On questions of marriage, family, s*xuality, gender affirmation, divorce, abortion, and same-s*x marriage, Rappler has hardly been a neutral observer. It has often framed these issues through the familiar “progressive” vocabulary of compassion, rights, inclusion, and identity, many borrowed from the US left.
I put “progressive” in quotation marks because there is nothing progressive about destroying the family, defending the death of the unborn, or pretending that the human body is malleable.

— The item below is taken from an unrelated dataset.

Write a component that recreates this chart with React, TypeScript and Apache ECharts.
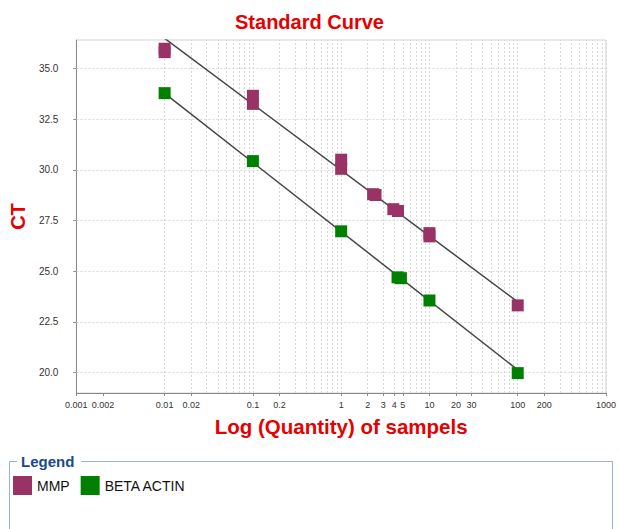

Have you ever read a Rappler piece that welcomed Filipino opposition over these issues? Haven’t they always demonized religion’s influence in the moral sphere? And even when religion was out of the equation, has Rappler ever bothered to accommodate the views of family and life advocates that presented non-religion position papers against these issues?
Rappler has only ever sympathized with the Church when it could pit it against political administrations. If not that, then they relied on former religious beat reporter Paterno Esmaquel's eager reinterpretation of the Christian faith peppers with buzzwords like inclusion and identity and the case of Catholicism and drag.
Rappler’s writers are entitled to their own views. But let us not insult everyone by pretending they offer neutral, detached, purely objective reporting on moral issues.
PGMN has an agenda. But so does Rappler.
I would argue Rappler perhaps even more so, if only because they are journalists. One of the first lessons in journalism and communication courses is agenda-setting theory. Basically, it proposes that while the media may not tell us what to think, it tells us what to think about. They choose which issues to highlight. They select which moral questions to treat as already settled. They filter which opinions to emphasize or be given a platform. People with biases making biased selections to control narratives they think are important.
Of course, PGMN is not media in the mainstream sense. But the point remains.
The difference is that one agenda is called out, scrutinized, and even pathologized, while the other is treated as journalism, as the fruits of progress.
Bias itself is not my problem. I do not think bias can ever be fully removed, especially when we are dealing with polarizing moral issues. Everyone has a view of the human person, the family, and society. Everyone is arguing from somewhere.
What bothers me is the sanctimony. It is Rappler’s pretense that only conservative views are dangerous, while progressive ones are not. Ideological extremes are harmful. And for Rappler, who continues to push for agendas that are harmful to human life, to do the labelling is ironic.
Peanut Gallery Media Network (PGMN) claims to be “the only Philippine media channel in pursuit of free speech absolutism.”
Data forensics group The Nerve conducted a narrative analysis of PGMN’s page — covering over 8,600 posts — and found content that leaned towards conservative and harmful views, promoting international right-wing personalities and their ideologies.